Background: The intestinal epithelium serves as an important barrier to prevent intestinal penetration of luminal bacteria, toxins and antigens. The disruption of intestinal epithelial barrier contributes to IBD pathogenesis. C-Jun N-terminal kinase (JNK) is involved in the disruption of epithelial barrier. There is increasing evidence that metformin has additional beneficial effects including anti-inflammation and upregulation of blood-brain barrier functions. The aim of the current study is to investigate whether metformin protects against intestinal barrier disruption and the potential mechanisms in colitis.

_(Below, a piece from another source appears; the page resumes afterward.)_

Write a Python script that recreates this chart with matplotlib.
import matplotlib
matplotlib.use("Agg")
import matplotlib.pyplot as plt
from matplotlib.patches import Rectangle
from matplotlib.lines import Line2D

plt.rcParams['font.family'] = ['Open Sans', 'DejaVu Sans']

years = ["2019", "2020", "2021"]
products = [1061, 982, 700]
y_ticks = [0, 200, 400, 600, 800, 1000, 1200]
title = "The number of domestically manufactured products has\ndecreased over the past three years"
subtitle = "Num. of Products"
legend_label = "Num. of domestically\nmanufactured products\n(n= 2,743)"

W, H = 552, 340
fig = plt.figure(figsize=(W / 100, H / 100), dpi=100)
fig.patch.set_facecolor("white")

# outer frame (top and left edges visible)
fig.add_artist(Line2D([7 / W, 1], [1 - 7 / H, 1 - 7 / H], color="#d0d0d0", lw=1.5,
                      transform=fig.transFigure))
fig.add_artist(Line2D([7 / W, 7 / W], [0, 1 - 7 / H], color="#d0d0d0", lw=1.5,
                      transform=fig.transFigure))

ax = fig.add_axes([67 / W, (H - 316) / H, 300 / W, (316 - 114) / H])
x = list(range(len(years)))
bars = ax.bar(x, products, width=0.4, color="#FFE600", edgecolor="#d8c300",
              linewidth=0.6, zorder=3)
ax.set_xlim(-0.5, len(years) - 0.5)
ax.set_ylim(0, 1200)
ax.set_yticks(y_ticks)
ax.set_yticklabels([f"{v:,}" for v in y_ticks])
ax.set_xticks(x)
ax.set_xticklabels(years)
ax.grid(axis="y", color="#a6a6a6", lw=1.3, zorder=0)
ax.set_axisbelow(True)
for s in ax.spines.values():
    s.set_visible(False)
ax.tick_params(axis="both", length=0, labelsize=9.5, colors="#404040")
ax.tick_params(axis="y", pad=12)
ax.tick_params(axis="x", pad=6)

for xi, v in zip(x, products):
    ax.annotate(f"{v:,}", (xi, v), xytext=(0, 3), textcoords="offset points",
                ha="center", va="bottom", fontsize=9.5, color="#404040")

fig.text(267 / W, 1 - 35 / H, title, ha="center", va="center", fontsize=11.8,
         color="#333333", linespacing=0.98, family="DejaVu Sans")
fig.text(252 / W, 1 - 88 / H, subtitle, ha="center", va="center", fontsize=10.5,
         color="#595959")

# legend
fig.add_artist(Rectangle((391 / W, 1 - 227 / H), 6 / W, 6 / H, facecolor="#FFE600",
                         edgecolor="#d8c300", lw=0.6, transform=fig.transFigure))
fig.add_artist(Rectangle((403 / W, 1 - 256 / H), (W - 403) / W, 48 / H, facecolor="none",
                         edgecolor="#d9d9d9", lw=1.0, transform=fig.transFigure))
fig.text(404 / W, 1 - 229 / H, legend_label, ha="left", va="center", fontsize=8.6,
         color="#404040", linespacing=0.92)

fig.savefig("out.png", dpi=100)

Methods: we used confluent Caco-2 cell monolayers and C57BL/6 mice treated with 3% DSS to induce intestinal barrier disruption in vitro and in vivo with or without metformin treatment. Barrier function was determined by transepithelial electrical resistance (TEER), FITC-dextran (FD4) flux and bacterial translocation. The level of tight junction proteins (TJs) occludin and Zo-1 was assessed by western blot and immunofluorescence staining. The role of AMPK and activation of JNK pathway were detect by western blot.

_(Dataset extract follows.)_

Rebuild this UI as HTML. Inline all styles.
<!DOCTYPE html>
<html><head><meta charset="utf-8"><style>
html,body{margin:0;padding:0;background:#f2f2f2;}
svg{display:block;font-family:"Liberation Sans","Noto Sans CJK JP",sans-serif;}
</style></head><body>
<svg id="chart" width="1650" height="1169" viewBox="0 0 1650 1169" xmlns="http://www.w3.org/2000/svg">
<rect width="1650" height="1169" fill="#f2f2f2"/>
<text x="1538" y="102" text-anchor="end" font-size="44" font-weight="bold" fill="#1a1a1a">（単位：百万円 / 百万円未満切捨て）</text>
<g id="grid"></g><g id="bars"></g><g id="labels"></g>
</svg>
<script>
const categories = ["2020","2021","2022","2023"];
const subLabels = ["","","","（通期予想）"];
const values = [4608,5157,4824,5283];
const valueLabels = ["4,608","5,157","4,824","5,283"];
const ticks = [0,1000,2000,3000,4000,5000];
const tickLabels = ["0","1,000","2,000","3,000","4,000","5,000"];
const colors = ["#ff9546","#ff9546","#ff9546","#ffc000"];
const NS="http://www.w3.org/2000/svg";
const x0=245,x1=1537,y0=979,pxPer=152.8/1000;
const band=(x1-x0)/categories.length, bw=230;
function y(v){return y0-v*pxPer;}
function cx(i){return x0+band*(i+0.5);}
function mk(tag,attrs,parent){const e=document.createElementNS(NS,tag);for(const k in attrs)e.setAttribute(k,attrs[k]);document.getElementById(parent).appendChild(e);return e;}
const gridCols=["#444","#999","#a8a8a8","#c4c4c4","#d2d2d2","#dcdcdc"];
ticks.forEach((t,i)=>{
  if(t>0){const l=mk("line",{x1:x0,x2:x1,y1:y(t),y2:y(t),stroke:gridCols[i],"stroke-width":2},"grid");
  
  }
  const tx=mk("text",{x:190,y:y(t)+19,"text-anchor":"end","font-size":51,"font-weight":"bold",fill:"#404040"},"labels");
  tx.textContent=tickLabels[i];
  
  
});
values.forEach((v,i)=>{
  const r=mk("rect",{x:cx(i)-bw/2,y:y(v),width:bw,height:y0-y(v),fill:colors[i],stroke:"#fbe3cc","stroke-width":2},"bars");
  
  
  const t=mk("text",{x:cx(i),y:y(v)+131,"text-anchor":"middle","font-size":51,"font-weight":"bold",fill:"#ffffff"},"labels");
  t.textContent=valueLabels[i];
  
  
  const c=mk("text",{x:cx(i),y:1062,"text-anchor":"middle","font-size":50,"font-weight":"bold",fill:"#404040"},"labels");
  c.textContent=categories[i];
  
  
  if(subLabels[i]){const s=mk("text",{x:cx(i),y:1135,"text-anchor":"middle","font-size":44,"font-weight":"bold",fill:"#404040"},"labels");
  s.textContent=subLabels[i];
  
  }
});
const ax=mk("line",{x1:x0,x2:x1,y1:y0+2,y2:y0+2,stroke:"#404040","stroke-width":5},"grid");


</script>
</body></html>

Results: Metformin treatment significantly alleviates DSS-induced the loss of TEER and the increasing flux of FD4 in Caco-2 cell monolayers. Western blot and immunofluorescence staining showed that the level of TJs occludin and Zo-1 reduced by DSS were reversed by metformin treatment. In DSS-induced acute colitis of mice, metformin can significantly ameliorate the induction of colitis, prevent the reduction of body weight, colon length, reduce DAI score and inhibit the production of inflammatory factors IL-6, TNF-α and IL-1β. The intestinal barrier function of mice was maintained by metformin in DSS-induced colitis, as metformin protected against the loss of TJS occludin and Zo-1 and reduced the permeability of FD4 in colon. Also, metformin significantly reduced the commensal bacterial translocation in colitis. DSS-induced JNK activation in Caco-2 cell monolayers and in colon of mice, while metformin treatment inhibited the activation of JNK and promoted the phosphorylation of AMPKα. The inhibition effect of JNK activation by metformin was disappeared when AMPKα1 was silenced by siRNA, but not AMPKα2. Metformin couldn't maintain the barrier function of AMPKα1- silenced cell monolayers after DSS administration.
Conclusions: Metformin can protect against DSS-induced intestinal barrier disruption. The potential mechanism is involved in the inhibition of JNK activation via a AMPKα1-dependent signaling pathway.